Provided material →
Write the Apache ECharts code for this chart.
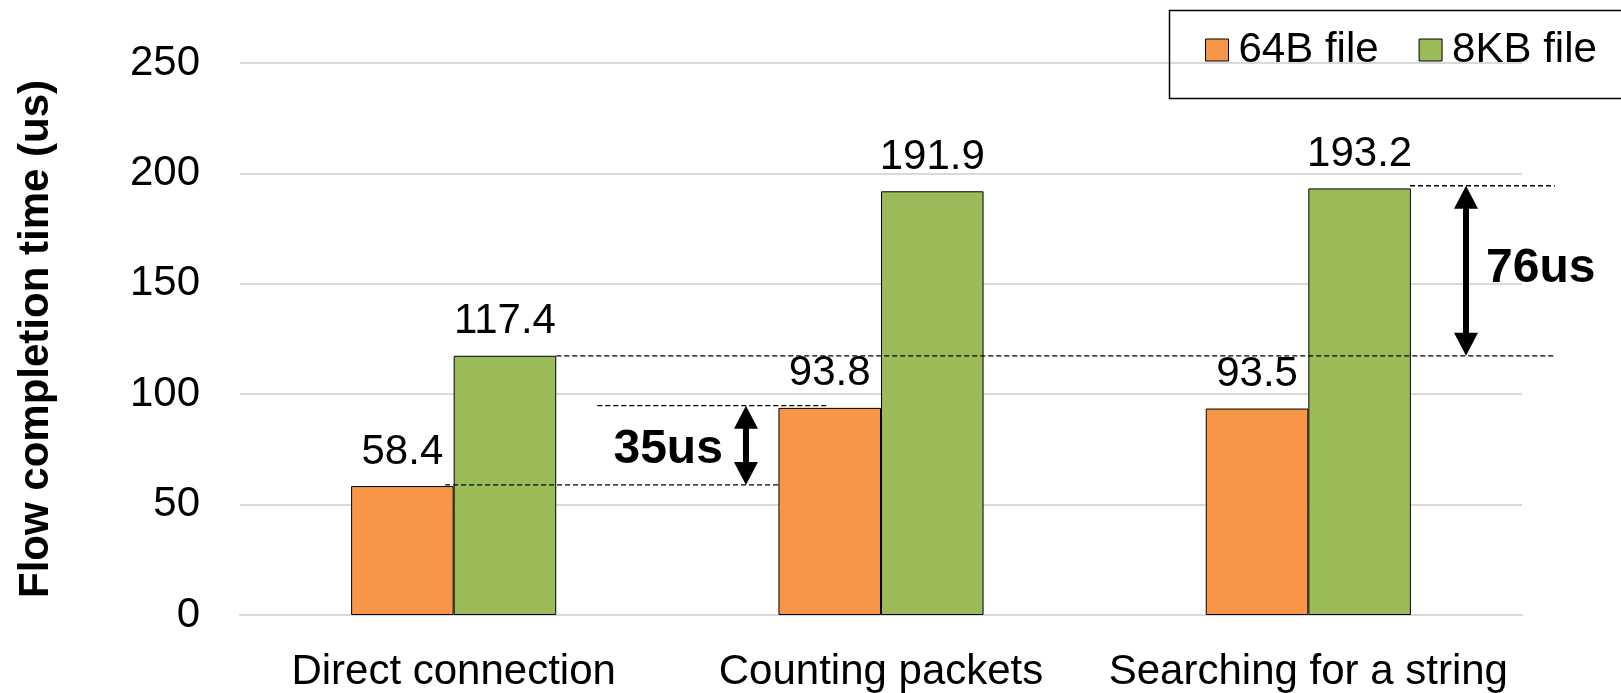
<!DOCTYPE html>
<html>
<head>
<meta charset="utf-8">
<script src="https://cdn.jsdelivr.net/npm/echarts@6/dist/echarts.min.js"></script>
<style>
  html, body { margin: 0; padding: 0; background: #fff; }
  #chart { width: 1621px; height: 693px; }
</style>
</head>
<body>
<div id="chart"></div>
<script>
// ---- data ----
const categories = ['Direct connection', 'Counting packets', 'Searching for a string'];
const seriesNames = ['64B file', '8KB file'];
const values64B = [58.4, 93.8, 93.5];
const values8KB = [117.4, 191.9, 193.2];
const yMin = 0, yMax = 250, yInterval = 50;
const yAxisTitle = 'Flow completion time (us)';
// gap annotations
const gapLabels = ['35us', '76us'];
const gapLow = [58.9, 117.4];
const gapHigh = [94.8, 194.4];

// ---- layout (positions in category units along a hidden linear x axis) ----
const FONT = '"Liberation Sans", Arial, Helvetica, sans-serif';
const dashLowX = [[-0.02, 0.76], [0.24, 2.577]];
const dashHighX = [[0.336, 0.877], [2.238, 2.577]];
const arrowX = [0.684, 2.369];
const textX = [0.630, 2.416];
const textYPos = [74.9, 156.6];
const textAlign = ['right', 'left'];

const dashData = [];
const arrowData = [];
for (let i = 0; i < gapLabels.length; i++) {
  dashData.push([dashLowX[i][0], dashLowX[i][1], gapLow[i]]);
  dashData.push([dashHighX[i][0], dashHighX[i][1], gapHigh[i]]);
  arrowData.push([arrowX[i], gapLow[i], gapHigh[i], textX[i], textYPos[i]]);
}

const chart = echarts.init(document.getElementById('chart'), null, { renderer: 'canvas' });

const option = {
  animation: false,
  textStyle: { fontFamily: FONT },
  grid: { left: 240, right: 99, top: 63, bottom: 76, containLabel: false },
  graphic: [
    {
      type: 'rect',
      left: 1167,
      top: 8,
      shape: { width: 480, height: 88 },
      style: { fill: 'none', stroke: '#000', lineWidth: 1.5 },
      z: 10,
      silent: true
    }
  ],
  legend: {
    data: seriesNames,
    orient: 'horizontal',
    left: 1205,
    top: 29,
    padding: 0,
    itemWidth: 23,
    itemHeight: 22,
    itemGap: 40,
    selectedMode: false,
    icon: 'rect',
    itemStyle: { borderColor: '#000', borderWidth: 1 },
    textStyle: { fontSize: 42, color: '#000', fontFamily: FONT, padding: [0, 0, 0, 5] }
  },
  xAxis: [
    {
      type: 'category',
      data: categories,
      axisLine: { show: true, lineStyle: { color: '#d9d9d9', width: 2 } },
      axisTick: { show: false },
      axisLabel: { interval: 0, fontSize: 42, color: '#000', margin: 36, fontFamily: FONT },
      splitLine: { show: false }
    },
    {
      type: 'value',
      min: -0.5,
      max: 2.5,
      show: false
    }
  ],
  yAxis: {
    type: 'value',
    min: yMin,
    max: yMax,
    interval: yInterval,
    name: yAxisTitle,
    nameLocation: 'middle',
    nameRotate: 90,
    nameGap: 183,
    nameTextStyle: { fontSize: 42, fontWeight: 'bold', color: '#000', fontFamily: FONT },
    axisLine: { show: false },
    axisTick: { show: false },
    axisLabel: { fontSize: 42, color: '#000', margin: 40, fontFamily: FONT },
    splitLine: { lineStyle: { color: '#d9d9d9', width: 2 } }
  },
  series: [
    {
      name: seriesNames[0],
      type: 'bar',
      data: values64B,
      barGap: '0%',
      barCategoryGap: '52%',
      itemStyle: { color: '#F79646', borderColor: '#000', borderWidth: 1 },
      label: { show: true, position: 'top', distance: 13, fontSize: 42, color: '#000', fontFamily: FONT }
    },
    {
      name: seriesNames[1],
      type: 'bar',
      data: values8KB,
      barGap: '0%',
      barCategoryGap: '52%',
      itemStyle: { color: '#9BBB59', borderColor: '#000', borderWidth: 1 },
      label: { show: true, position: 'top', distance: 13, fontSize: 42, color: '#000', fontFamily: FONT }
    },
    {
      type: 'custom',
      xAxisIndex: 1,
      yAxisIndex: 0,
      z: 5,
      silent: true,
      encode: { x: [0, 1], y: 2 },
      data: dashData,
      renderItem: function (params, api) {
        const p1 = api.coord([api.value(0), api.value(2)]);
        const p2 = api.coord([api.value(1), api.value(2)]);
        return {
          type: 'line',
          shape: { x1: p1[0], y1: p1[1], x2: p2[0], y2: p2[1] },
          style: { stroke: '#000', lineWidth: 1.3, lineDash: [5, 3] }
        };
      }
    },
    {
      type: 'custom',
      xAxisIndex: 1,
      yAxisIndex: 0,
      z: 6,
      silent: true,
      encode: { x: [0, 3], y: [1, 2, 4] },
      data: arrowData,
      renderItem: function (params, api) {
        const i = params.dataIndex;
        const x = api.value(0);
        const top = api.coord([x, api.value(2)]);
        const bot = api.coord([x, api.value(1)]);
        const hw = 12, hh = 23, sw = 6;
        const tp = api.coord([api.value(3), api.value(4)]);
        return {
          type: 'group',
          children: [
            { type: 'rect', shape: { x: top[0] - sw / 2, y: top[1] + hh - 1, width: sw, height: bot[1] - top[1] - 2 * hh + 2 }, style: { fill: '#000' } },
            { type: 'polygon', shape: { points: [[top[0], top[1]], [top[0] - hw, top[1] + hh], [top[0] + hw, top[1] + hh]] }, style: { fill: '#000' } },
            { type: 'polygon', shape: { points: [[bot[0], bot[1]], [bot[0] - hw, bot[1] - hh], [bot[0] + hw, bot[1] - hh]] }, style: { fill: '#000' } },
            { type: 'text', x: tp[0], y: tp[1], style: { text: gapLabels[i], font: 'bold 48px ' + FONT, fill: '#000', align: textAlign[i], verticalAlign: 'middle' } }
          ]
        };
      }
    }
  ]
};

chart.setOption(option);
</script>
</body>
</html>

What you have to do →
Skip the pictures, then retype every line above exactly.

Solution to the exercise →
Write the Apache ECharts code for this chart.
<!DOCTYPE html>
<html>
<head>
<meta charset="utf-8">
<script src="https://cdn.jsdelivr.net/npm/echarts@6/dist/echarts.min.js"></script>
<style>
  html, body { margin: 0; padding: 0; background: #fff; }
  #chart { width: 1621px; height: 693px; }
</style>
</head>
<body>
<div id="chart"></div>
<script>
// ---- data ----
const categories = ['Direct connection', 'Counting packets', 'Searching for a string'];
const seriesNames = ['64B file', '8KB file'];
const values64B = [58.4, 93.8, 93.5];
const values8KB = [117.4, 191.9, 193.2];
const yMin = 0, yMax = 250, yInterval = 50;
const yAxisTitle = 'Flow completion time (us)';
// gap annotations
const gapLabels = ['35us', '76us'];
const gapLow = [58.9, 117.4];
const gapHigh = [94.8, 194.4];

// ---- layout (positions in category units along a hidden linear x axis) ----
const FONT = '"Liberation Sans", Arial, Helvetica, sans-serif';
const dashLowX = [[-0.02, 0.76], [0.24, 2.577]];
const dashHighX = [[0.336, 0.877], [2.238, 2.577]];
const arrowX = [0.684, 2.369];
const textX = [0.630, 2.416];
const textYPos = [74.9, 156.6];
const textAlign = ['right', 'left'];

const dashData = [];
const arrowData = [];
for (let i = 0; i < gapLabels.length; i++) {
  dashData.push([dashLowX[i][0], dashLowX[i][1], gapLow[i]]);
  dashData.push([dashHighX[i][0], dashHighX[i][1], gapHigh[i]]);
  arrowData.push([arrowX[i], gapLow[i], gapHigh[i], textX[i], textYPos[i]]);
}

const chart = echarts.init(document.getElementById('chart'), null, { renderer: 'canvas' });

const option = {
  animation: false,
  textStyle: { fontFamily: FONT },
  grid: { left: 240, right: 99, top: 63, bottom: 76, containLabel: false },
  graphic: [
    {
      type: 'rect',
      left: 1167,
      top: 8,
      shape: { width: 480, height: 88 },
      style: { fill: 'none', stroke: '#000', lineWidth: 1.5 },
      z: 10,
      silent: true
    }
  ],
  legend: {
    data: seriesNames,
    orient: 'horizontal',
    left: 1205,
    top: 29,
    padding: 0,
    itemWidth: 23,
    itemHeight: 22,
    itemGap: 40,
    selectedMode: false,
    icon: 'rect',
    itemStyle: { borderColor: '#000', borderWidth: 1 },
    textStyle: { fontSize: 42, color: '#000', fontFamily: FONT, padding: [0, 0, 0, 5] }
  },
  xAxis: [
    {
      type: 'category',
      data: categories,
      axisLine: { show: true, lineStyle: { color: '#d9d9d9', width: 2 } },
      axisTick: { show: false },
      axisLabel: { interval: 0, fontSize: 42, color: '#000', margin: 36, fontFamily: FONT },
      splitLine: { show: false }
    },
    {
      type: 'value',
      min: -0.5,
      max: 2.5,
      show: false
    }
  ],
  yAxis: {
    type: 'value',
    min: yMin,
    max: yMax,
    interval: yInterval,
    name: yAxisTitle,
    nameLocation: 'middle',
    nameRotate: 90,
    nameGap: 183,
    nameTextStyle: { fontSize: 42, fontWeight: 'bold', color: '#000', fontFamily: FONT },
    axisLine: { show: false },
    axisTick: { show: false },
    axisLabel: { fontSize: 42, color: '#000', margin: 40, fontFamily: FONT },
    splitLine: { lineStyle: { color: '#d9d9d9', width: 2 } }
  },
  series: [
    {
      name: seriesNames[0],
      type: 'bar',
      data: values64B,
      barGap: '0%',
      barCategoryGap: '52%',
      itemStyle: { color: '#F79646', borderColor: '#000', borderWidth: 1 },
      label: { show: true, position: 'top', distance: 13, fontSize: 42, color: '#000', fontFamily: FONT }
    },
    {
      name: seriesNames[1],
      type: 'bar',
      data: values8KB,
      barGap: '0%',
      barCategoryGap: '52%',
      itemStyle: { color: '#9BBB59', borderColor: '#000', borderWidth: 1 },
      label: { show: true, position: 'top', distance: 13, fontSize: 42, color: '#000', fontFamily: FONT }
    },
    {
      type: 'custom',
      xAxisIndex: 1,
      yAxisIndex: 0,
      z: 5,
      silent: true,
      encode: { x: [0, 1], y: 2 },
      data: dashData,
      renderItem: function (params, api) {
        const p1 = api.coord([api.value(0), api.value(2)]);
        const p2 = api.coord([api.value(1), api.value(2)]);
        return {
          type: 'line',
          shape: { x1: p1[0], y1: p1[1], x2: p2[0], y2: p2[1] },
          style: { stroke: '#000', lineWidth: 1.3, lineDash: [5, 3] }
        };
      }
    },
    {
      type: 'custom',
      xAxisIndex: 1,
      yAxisIndex: 0,
      z: 6,
      silent: true,
      encode: { x: [0, 3], y: [1, 2, 4] },
      data: arrowData,
      renderItem: function (params, api) {
        const i = params.dataIndex;
        const x = api.value(0);
        const top = api.coord([x, api.value(2)]);
        const bot = api.coord([x, api.value(1)]);
        const hw = 12, hh = 23, sw = 6;
        const tp = api.coord([api.value(3), api.value(4)]);
        return {
          type: 'group',
          children: [
            { type: 'rect', shape: { x: top[0] - sw / 2, y: top[1] + hh - 1, width: sw, height: bot[1] - top[1] - 2 * hh + 2 }, style: { fill: '#000' } },
            { type: 'polygon', shape: { points: [[top[0], top[1]], [top[0] - hw, top[1] + hh], [top[0] + hw, top[1] + hh]] }, style: { fill: '#000' } },
            { type: 'polygon', shape: { points: [[bot[0], bot[1]], [bot[0] - hw, bot[1] - hh], [bot[0] + hw, bot[1] - hh]] }, style: { fill: '#000' } },
            { type: 'text', x: tp[0], y: tp[1], style: { text: gapLabels[i], font: 'bold 48px ' + FONT, fill: '#000', align: textAlign[i], verticalAlign: 'middle' } }
          ]
        };
      }
    }
  ]
};

chart.setOption(option);
</script>
</body>
</html>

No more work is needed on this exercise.